Search code examples
pythoncsvpython-2.7utf-8encode

Encoding text to file / reading encoded text correctly to eradicate the  symbol?


Basically in my student data I am having an issue where by I am getting weird sumbols in my data as you can see: MAIN £1.00when it should show MAIN £1.00

Below is a snippet of my code what scrapes a website for certain student information for their student discounts and eventually writes it to file.

# -*- coding: utf-8 -*-             
totals = main.find_all('p')
for total in totals:
    if total .find(text=re.compile("Main:")):
        total = total.get_text()
        if u"Main £" in total:
            pull1 = re.search(r'(MAIN) (\D\w+\D\d+)', total)
            pull2 = re.search(r'(MAINER) (\D\w+\D\d+)', total)
            if pull1:
                rpr_data.append(pull1.group(0).title())
                print pull1.group(0).title()
            if pull2:
                rpr_data.append(pull2.group(0).title())
                print pull2.group(0).title()
with open('RPR.txt','w') as rpr_file:
    rpr_file.write('\n'.join(rpr_data).encode("UTF-8"))

When I try and re-use this data in the script Matching three variables from textfile to csv and writing variables to the csv on matched rows even though the data in the text file has no weird  symbol when it writes to CSV the symbol comes back...

How can I permanently eradicate this  symbol correctly?


Solution

  • Getting extra  characters before various western-european characters is almost always a sign of interpreting UTF-8 as Latin-1 (or cp1252 or some other "extended Latin-1" charset).*

    That could be you receiving UTF-8 input and trying to process it as Latin-1, or you generating UTF-8 output that someone else is trying to process as Latin-1.

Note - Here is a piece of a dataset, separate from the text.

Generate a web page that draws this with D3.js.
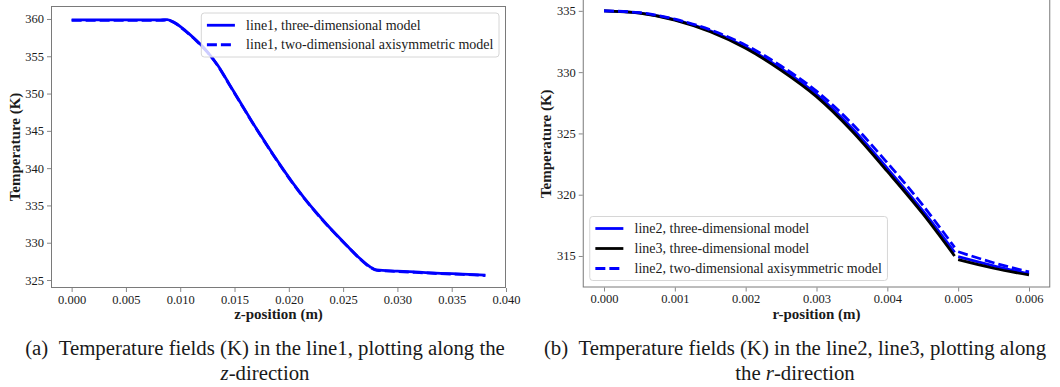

    If you're seeing these in the output file, the most likely possibility is that your code is doing everything right every step of the way, and generating a perfectly good UTF-8 file… and then you're trying to view that file on a Windows machine whose OEM code page is 1252 in a program like Notepad that defaults to the OEM code page.

    If that's it, there are two possibilities:

    1. Don't do that. View the file as UTF-8. You can tell Notepad to open a file as UTF-8 instead of the default. Or you can use a different editor/viewer.

    2. If you want the file to be viewable as cp1252, or as "whatever the OEM code page is on this machine", save it that way—e.g., change the last line to use encode("cp1252").


    If you're seeing them in the print statements, the most likely possibility is that your code is doing everything right, but your terminal is a Windows DOS prompt that's again set to code page 1252. See Python, Unicode, and the Windows console and Windows cmd encoding change causes Python crash for all the different things that can be wrong here and how to work around them.


    * You can see this from a quick line of Python: u'\u00a3'.encode('utf-8').decode('latin-1') == u'\u00c2\u00a3'. That u'\u00c2' is Â. Going the other way can never cause this problem: u'\u00a3'.encode('latin-1').decode('utf-8') will instead raise a UnicodeDecodeError.